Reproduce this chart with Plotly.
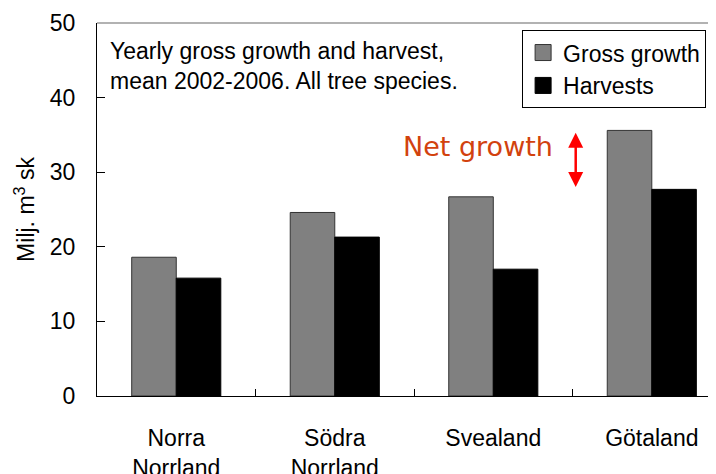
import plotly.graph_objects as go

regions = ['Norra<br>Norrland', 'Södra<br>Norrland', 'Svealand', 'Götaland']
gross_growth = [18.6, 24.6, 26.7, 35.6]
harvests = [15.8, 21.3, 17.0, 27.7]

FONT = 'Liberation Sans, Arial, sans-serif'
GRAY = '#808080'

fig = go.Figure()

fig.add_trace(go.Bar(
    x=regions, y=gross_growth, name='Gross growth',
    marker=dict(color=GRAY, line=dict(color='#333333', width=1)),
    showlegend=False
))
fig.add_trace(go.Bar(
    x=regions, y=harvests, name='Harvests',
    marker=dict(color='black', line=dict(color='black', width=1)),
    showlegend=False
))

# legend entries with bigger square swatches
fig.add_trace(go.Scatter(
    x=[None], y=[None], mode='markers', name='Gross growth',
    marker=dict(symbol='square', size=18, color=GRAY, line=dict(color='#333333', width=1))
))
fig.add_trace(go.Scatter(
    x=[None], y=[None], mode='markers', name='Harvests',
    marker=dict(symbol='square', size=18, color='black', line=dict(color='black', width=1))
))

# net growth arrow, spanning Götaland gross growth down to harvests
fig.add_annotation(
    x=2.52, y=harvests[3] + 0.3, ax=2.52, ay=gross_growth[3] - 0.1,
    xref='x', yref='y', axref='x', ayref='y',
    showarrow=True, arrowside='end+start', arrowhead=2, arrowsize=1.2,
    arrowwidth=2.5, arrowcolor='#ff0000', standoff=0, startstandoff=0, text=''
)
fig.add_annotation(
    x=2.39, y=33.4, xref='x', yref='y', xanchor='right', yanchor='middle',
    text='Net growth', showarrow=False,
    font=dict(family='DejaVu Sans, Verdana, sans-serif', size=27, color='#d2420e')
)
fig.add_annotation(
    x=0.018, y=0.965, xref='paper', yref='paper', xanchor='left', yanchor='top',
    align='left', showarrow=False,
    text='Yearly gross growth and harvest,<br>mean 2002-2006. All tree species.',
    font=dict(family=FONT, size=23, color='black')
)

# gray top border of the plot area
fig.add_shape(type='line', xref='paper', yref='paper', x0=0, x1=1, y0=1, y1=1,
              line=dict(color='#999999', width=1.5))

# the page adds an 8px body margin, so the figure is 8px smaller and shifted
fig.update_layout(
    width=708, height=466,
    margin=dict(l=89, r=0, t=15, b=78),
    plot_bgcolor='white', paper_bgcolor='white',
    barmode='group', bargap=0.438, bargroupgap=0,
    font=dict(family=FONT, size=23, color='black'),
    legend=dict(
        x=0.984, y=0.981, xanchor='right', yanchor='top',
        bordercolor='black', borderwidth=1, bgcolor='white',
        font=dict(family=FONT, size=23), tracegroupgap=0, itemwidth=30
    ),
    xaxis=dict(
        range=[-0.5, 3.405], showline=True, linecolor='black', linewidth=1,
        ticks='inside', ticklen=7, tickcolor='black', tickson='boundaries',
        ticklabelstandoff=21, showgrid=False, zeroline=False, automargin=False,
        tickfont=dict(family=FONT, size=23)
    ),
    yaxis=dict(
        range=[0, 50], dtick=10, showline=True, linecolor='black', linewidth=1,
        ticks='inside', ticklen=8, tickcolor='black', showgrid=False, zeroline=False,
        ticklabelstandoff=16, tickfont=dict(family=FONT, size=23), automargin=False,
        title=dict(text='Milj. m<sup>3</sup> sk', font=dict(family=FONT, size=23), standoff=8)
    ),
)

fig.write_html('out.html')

———

#### Challenge
Copy out the lines in which the string "with" appears.

#### Output for this exercise
Reproduce this chart with Plotly.
# legend entries with bigger square swatches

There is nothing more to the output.